## INSTRUCTIONS TO FOLLOW
Pictures stay out of this copy, which runs from the first line of the material through the line containing "W, H = 853, 548".

-- COLLECTED MATERIAL start --

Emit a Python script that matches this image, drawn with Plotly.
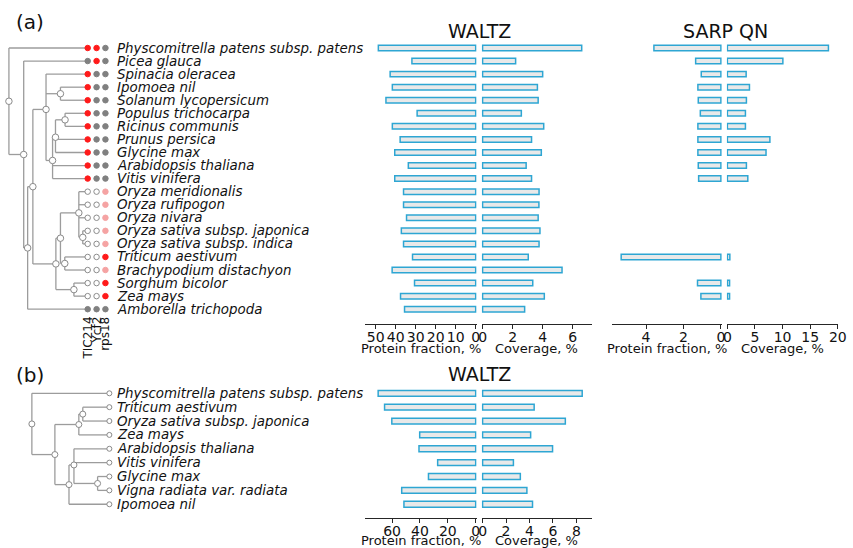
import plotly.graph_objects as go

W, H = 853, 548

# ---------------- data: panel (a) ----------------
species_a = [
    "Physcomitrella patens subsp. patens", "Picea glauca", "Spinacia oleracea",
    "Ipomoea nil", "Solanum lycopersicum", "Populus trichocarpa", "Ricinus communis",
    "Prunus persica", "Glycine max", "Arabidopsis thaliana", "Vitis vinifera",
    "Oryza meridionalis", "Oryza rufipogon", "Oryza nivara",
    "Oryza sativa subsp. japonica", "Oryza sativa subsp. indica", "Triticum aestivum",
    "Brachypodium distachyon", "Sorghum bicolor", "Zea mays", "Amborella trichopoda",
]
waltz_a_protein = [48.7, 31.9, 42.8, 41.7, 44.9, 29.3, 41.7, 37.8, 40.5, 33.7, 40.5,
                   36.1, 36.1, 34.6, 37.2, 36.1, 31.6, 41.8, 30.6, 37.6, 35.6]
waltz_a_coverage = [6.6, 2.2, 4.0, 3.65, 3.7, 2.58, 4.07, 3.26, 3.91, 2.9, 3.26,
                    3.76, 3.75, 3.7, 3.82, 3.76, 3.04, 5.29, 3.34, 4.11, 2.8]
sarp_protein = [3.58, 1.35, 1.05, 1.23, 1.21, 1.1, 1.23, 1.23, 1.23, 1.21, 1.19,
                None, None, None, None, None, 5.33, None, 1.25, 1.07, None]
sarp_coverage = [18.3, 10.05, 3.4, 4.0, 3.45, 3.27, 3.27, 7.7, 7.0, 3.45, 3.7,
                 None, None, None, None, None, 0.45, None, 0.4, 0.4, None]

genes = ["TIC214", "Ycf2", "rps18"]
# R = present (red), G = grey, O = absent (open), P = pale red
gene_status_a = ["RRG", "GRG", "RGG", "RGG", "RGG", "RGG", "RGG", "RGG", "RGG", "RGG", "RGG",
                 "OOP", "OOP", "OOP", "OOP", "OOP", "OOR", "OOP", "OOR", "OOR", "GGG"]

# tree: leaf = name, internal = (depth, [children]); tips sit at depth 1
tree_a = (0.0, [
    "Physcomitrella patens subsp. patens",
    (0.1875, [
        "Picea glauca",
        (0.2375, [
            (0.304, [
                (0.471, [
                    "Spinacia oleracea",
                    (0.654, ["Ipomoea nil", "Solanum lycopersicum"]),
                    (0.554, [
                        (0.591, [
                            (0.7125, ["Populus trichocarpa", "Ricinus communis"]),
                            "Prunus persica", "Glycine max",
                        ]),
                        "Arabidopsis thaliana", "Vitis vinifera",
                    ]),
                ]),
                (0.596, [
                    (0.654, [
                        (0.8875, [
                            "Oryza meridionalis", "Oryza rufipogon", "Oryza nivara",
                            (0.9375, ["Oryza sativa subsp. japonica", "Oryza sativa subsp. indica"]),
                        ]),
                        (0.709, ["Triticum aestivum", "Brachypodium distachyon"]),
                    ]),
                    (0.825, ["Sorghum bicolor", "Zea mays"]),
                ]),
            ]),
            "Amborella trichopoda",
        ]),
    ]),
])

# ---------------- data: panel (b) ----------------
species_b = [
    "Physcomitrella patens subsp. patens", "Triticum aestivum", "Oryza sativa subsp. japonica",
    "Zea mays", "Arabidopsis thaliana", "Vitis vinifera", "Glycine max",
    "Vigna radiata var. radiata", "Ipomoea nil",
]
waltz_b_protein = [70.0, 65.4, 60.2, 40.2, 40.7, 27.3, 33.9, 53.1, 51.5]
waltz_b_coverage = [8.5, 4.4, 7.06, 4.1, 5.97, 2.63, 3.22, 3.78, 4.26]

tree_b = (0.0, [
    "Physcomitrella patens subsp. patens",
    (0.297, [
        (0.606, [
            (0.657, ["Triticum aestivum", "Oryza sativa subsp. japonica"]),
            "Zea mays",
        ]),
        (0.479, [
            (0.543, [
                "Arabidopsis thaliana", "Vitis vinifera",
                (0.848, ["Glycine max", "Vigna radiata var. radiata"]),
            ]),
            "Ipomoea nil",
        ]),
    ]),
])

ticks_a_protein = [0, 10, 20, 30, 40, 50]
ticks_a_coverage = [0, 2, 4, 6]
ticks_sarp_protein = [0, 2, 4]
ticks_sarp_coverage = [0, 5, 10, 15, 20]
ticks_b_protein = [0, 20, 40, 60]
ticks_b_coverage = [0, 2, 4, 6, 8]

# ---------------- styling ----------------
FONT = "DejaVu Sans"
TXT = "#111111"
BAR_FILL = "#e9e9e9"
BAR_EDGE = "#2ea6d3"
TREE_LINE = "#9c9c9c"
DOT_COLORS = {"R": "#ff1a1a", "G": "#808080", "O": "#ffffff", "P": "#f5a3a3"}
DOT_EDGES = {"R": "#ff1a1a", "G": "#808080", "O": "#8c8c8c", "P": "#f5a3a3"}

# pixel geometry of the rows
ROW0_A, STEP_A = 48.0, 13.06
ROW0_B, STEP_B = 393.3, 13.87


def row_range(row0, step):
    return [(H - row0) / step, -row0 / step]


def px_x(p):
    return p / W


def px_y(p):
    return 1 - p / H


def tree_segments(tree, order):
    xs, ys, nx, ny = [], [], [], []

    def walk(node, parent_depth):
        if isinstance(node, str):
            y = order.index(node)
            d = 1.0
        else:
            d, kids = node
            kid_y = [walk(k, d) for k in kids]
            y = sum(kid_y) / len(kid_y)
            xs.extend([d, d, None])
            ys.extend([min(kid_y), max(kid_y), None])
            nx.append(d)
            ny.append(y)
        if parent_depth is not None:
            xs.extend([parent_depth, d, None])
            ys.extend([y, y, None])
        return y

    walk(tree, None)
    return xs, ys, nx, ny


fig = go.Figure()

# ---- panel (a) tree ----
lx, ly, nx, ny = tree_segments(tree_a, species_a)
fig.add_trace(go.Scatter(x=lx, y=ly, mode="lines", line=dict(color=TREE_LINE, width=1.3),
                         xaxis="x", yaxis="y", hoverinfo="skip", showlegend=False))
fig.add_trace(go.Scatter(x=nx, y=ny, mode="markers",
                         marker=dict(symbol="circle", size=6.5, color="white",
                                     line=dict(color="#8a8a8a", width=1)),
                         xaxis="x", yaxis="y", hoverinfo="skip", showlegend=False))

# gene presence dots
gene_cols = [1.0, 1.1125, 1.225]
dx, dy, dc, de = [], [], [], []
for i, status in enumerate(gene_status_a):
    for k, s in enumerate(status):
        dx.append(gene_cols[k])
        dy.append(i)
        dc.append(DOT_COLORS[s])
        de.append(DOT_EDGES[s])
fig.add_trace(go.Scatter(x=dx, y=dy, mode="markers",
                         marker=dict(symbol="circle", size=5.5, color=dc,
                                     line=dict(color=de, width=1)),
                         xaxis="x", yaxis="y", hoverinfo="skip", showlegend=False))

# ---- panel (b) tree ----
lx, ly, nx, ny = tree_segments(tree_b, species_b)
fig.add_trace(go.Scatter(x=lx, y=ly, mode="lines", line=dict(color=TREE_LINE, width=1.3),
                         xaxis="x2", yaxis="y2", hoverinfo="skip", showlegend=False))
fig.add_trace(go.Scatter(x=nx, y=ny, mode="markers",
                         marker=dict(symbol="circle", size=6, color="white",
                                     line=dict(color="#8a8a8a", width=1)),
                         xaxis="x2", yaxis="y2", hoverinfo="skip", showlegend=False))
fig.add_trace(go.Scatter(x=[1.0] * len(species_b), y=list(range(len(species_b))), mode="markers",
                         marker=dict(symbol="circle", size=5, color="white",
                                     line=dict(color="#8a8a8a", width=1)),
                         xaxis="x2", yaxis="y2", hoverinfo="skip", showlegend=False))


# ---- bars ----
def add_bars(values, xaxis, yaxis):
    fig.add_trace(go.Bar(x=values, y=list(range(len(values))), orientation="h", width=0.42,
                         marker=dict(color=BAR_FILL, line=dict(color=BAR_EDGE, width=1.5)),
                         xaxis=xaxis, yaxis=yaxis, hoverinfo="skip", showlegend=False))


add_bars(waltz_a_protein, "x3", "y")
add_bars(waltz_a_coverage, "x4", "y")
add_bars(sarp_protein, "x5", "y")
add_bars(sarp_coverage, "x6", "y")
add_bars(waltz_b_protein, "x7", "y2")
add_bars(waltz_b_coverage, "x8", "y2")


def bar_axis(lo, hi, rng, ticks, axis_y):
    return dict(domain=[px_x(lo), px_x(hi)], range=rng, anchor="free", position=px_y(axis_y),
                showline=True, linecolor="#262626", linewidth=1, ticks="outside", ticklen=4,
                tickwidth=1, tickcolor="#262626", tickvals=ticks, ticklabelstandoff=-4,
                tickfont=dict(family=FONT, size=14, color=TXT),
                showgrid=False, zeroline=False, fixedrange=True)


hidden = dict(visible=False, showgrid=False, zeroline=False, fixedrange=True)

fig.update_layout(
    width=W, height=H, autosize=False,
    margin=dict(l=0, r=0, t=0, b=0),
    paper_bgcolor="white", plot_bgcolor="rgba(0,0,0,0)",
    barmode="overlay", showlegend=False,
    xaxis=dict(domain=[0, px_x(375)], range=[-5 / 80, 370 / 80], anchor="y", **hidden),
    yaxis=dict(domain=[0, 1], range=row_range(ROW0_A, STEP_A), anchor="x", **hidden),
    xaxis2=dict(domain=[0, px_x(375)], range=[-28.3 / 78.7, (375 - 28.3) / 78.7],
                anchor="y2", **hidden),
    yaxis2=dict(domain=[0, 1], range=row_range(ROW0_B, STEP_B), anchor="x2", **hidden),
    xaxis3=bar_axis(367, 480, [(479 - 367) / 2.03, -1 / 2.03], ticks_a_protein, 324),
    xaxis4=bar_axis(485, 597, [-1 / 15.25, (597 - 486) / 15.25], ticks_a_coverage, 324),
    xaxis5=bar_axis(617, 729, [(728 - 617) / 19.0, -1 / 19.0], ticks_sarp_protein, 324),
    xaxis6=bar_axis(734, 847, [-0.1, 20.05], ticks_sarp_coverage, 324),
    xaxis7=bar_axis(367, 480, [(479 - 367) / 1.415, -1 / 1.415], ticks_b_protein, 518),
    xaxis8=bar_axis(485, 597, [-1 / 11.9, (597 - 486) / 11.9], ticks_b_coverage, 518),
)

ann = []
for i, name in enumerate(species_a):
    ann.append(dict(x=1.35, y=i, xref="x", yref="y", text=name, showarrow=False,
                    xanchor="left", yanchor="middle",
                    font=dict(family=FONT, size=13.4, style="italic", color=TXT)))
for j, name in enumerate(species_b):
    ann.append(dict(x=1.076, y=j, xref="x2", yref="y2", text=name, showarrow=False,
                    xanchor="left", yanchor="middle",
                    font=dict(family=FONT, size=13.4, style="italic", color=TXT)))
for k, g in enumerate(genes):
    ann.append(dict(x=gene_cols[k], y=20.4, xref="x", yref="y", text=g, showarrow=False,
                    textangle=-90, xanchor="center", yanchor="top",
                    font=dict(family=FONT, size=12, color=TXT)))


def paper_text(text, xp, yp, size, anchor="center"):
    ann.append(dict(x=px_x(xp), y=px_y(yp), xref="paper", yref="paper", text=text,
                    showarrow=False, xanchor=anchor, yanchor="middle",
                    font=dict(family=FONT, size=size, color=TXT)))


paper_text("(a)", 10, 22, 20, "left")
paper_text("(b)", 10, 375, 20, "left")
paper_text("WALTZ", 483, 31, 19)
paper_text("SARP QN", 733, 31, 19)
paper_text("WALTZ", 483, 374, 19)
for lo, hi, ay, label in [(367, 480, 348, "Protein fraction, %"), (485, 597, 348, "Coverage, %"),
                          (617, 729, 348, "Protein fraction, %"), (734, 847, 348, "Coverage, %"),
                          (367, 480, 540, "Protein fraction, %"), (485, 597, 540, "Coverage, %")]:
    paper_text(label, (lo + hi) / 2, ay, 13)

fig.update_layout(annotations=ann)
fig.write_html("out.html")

-- COLLECTED MATERIAL end --

## FINAL RESULT
Emit a Python script that matches this image, drawn with Plotly.
import plotly.graph_objects as go

W, H = 853, 548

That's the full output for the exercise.